%%
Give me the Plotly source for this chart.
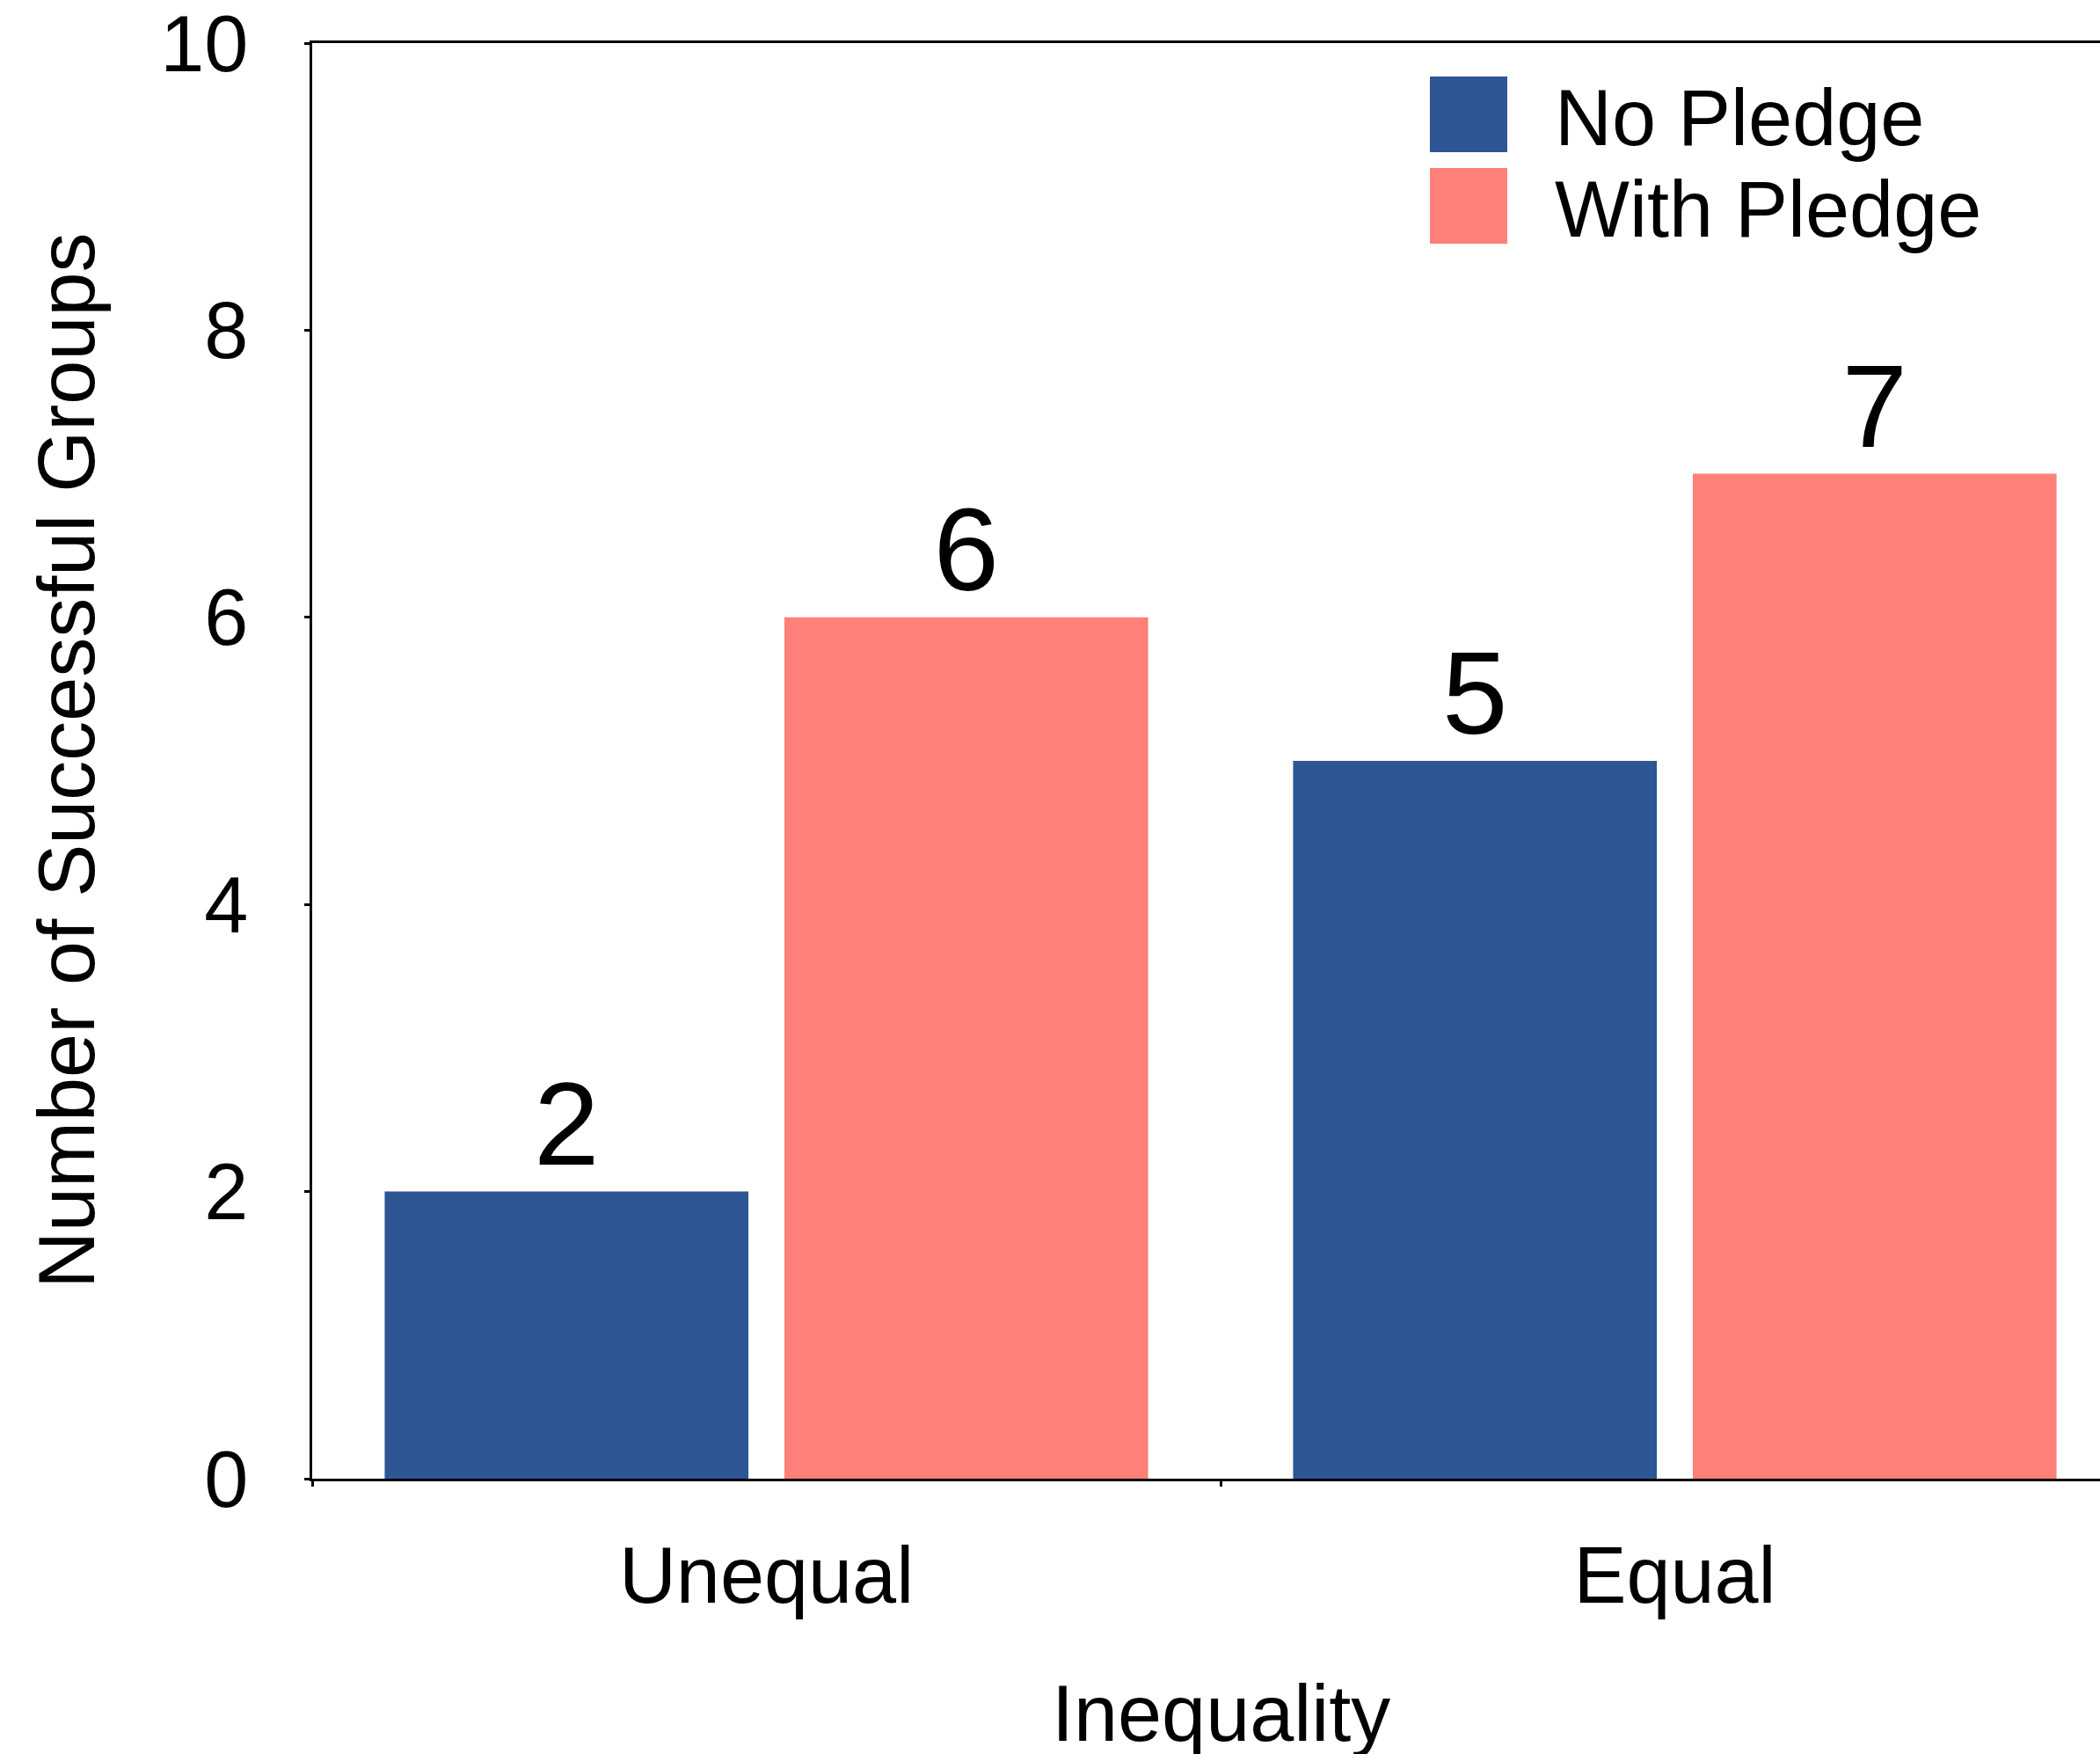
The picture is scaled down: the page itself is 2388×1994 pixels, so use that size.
import plotly.graph_objects as go

# ---- data ----
categories = ["Unequal", "Equal"]
series_names = ["No Pledge", "With Pledge"]
no_pledge = [2, 5]
with_pledge = [6, 7]
y_ticks = [0, 2, 4, 6, 8, 10]

# ---- style ----
FONT = "Liberation Sans, Arial, Helvetica, sans-serif"
BLUE = "#2E5594"
PINK = "#FF7F79"
W, H = 2388, 1994
L, R, T, B = 355, 0, 49, 313
PLOT_W = W - L - R
PLOT_H = H - T - B
CAT_PX = 1033  # pixel width of one category slot


def px_x(p):
    return (p - L) / PLOT_W


def px_y(p):
    return (H - B - p) / PLOT_H


fig = go.Figure()
for name, vals, col in [(series_names[0], no_pledge, BLUE),
                        (series_names[1], with_pledge, PINK)]:
    fig.add_trace(go.Bar(
        x=categories, y=vals, name=name, marker_color=col,
        marker_line_width=0,
        text=[str(v) for v in vals], textposition="outside",
        textfont=dict(family=FONT, size=134, color="black"),
        cliponaxis=False, constraintext="none", showlegend=False,
    ))

# legend: large colour squares with labels
legend_rows = [(series_names[0], BLUE, 87, 173), (series_names[1], PINK, 191, 277)]
shapes = []
annotations = []
for name, col, y0, y1 in legend_rows:
    shapes.append(dict(type="rect", xref="paper", yref="paper",
                       x0=px_x(1626), x1=px_x(1714), y0=px_y(y1), y1=px_y(y0),
                       fillcolor=col, line=dict(width=0), layer="above"))
    annotations.append(dict(text=name, xref="paper", yref="paper",
                            x=px_x(1766), y=px_y((y0 + y1) / 2 + 4),
                            xanchor="left", yanchor="middle", showarrow=False,
                            font=dict(family=FONT, size=90, color="black")))

# axis titles
annotations.append(dict(text="Number of Successful Groups", xref="paper", yref="paper",
                        x=px_x(76), y=0.5, textangle=-90, xanchor="center",
                        yanchor="middle", showarrow=False,
                        font=dict(family=FONT, size=90, color="black")))
annotations.append(dict(text="Inequality", xref="x", yref="paper",
                        x=0.5, y=px_y(1948), xanchor="center", yanchor="middle",
                        showarrow=False,
                        font=dict(family=FONT, size=90, color="black")))

fig.update_layout(
    width=W, height=H,
    margin=dict(l=L, r=R, t=T, b=B, pad=0),
    paper_bgcolor="white", plot_bgcolor="white",
    barmode="group", bargap=0.12, bargroupgap=0.09,
    font=dict(family=FONT, size=90, color="black"),
    shapes=shapes, annotations=annotations,
    showlegend=False,
)
fig.update_xaxes(
    type="category", range=[-0.5, -0.5 + PLOT_W / CAT_PX],
    tickson="boundaries", ticks="outside", ticklen=6, tickwidth=2.5,
    tickcolor="black", showline=True, linecolor="black", linewidth=2.5,
    mirror=True, showgrid=False, zeroline=False,
    tickfont=dict(family=FONT, size=90, color="black"),
    ticklabelstandoff=30,
)
fig.update_yaxes(
    range=[0, 10], tickvals=y_ticks, ticks="outside", ticklen=6, tickwidth=2.5,
    tickcolor="black", showline=True, linecolor="black", linewidth=2.5,
    showgrid=False, zeroline=False,
    tickfont=dict(family=FONT, size=90, color="black"),
    ticklabelstandoff=46, ticklabeloverflow="allow",
)

fig.write_html("out.html")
%%
• [WHAT YOU ARE ASKED TO DO]: Transcribe, exactly and exclusively, the run of lines that opens with the line bearing "The picture is" and closes with the line bearing "y_ticks = [0, 2, 4, 6, 8, 10]".

• [EXERCISE OUTPUT]:
The picture is scaled down: the page itself is 2388×1994 pixels, so use that size.
import plotly.graph_objects as go

# ---- data ----
categories = ["Unequal", "Equal"]
series_names = ["No Pledge", "With Pledge"]
no_pledge = [2, 5]
with_pledge = [6, 7]
y_ticks = [0, 2, 4, 6, 8, 10]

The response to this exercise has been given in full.